— BEGIN LISTED ENTRIES —
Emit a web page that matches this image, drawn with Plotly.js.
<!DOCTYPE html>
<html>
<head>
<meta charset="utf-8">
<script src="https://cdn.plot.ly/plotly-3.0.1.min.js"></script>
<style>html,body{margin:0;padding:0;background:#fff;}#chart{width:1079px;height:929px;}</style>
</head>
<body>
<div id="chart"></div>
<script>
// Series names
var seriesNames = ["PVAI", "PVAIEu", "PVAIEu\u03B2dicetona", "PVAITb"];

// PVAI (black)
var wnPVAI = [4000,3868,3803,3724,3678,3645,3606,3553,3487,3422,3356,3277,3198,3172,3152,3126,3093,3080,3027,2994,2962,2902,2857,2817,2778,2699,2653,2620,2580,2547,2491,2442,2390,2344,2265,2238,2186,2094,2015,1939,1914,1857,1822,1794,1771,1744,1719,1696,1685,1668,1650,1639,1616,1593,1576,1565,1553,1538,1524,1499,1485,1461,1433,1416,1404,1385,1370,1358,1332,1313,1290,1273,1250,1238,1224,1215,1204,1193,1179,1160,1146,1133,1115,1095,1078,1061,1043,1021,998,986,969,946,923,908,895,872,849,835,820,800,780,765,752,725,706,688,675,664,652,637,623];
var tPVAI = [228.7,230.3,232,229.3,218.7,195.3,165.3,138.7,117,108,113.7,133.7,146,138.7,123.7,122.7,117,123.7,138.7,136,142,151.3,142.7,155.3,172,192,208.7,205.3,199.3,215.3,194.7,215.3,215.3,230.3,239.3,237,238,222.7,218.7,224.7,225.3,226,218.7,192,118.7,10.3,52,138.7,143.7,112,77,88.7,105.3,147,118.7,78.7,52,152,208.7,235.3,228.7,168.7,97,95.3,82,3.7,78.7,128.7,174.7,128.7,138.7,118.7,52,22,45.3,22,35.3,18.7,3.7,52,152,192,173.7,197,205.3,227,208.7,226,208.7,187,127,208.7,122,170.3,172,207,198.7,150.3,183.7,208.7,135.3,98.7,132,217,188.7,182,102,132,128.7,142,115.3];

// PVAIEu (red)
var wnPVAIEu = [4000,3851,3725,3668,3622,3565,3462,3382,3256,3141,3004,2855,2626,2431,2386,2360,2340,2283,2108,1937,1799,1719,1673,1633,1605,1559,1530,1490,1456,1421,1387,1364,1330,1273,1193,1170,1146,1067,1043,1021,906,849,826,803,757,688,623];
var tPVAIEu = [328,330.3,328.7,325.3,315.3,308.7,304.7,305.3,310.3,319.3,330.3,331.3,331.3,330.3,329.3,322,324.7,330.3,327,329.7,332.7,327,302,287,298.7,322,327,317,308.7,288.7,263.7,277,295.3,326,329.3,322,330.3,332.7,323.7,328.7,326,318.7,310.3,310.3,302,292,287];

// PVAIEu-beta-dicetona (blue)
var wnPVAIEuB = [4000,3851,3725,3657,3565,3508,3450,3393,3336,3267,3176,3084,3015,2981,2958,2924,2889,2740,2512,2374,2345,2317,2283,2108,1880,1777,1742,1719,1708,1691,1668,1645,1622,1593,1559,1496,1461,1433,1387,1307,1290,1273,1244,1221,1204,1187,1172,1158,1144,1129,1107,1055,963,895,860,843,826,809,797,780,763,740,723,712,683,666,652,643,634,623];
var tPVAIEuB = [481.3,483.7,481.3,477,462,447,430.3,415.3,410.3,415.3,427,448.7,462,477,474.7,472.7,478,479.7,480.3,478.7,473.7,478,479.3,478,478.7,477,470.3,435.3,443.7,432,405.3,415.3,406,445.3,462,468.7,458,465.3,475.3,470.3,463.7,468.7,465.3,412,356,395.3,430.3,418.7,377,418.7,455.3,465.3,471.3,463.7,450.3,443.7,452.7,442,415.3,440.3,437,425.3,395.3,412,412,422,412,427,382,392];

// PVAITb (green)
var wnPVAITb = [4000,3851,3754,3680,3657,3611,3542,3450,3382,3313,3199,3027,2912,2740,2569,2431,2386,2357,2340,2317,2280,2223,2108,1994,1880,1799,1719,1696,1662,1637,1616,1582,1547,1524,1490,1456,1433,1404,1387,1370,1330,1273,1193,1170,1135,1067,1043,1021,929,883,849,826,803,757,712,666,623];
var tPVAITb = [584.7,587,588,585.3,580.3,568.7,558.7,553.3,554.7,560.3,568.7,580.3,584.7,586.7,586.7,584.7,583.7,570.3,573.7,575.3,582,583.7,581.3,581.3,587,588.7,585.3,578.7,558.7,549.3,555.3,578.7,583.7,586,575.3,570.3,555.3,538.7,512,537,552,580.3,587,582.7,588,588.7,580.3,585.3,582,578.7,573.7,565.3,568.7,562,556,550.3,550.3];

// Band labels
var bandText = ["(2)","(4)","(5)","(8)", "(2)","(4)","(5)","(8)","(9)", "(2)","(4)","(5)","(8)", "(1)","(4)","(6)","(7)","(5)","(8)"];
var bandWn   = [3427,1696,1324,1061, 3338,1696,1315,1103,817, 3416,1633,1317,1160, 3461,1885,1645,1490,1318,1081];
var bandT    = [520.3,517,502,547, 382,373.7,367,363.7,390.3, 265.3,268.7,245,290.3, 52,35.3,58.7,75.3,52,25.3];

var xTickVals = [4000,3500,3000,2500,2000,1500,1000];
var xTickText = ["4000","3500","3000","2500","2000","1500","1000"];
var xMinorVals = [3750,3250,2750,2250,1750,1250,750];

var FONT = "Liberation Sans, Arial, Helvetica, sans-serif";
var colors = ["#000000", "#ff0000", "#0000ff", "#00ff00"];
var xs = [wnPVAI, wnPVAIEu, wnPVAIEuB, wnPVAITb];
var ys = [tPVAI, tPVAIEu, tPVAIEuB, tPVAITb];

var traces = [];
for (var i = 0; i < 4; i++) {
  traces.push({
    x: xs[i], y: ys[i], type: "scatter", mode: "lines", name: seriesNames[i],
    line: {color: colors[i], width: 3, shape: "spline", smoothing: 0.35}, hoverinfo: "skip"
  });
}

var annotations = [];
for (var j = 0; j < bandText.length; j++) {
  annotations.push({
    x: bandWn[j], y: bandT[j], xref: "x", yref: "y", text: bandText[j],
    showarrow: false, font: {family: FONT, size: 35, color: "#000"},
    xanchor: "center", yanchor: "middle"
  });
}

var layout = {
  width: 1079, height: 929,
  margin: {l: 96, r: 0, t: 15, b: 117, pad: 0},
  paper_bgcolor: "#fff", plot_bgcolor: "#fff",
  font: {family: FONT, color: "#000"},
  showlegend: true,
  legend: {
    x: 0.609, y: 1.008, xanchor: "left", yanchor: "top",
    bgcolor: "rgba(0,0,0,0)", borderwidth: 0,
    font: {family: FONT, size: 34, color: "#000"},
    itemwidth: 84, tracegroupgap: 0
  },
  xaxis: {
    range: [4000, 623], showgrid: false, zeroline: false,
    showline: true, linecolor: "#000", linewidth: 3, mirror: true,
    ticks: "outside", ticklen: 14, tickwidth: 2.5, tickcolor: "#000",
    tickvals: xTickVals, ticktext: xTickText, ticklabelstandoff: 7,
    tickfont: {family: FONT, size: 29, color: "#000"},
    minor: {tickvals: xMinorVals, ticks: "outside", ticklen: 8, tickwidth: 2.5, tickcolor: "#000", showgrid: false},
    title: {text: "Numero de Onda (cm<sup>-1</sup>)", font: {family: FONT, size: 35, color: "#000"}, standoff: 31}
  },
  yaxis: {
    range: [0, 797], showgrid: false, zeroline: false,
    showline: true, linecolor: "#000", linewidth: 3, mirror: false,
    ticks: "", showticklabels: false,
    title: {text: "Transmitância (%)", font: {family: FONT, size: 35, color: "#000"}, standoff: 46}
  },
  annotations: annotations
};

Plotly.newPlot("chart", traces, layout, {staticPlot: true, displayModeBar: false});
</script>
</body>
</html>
— END LISTED ENTRIES —
— BEGIN LISTED ENTRIES —
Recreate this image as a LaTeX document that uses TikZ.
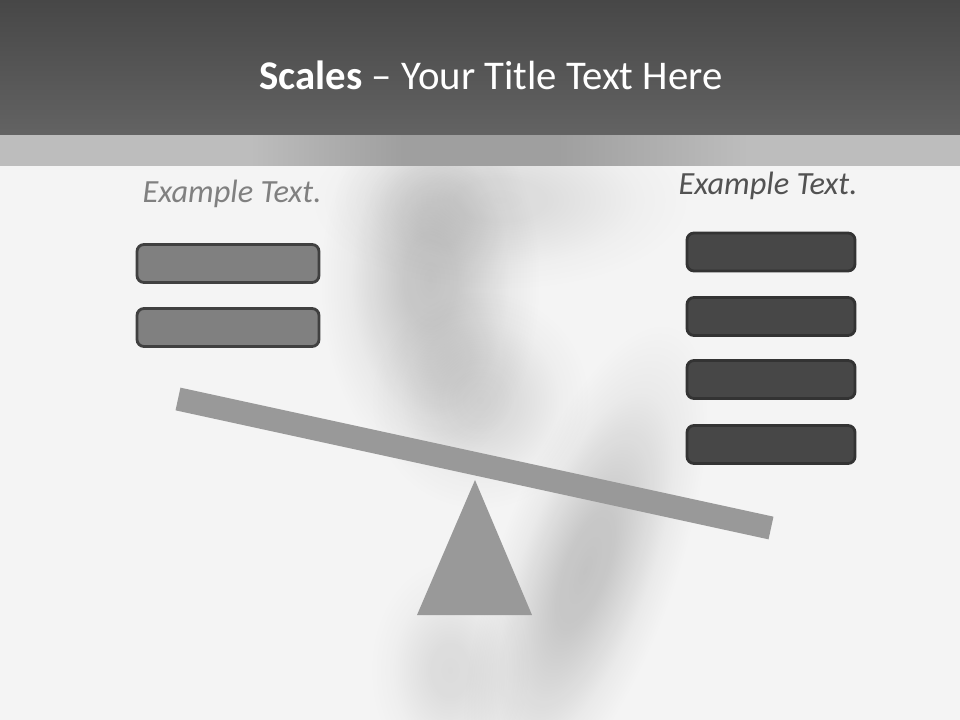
— END LISTED ENTRIES —
◆ **WORK TO COMPLETE**: Find and copy every line in the entries above where the string "that" occurs.

◆ **WRITTEN RESPONSE**:
Emit a web page that matches this image, drawn with Plotly.js.
Recreate this image as a LaTeX document that uses TikZ.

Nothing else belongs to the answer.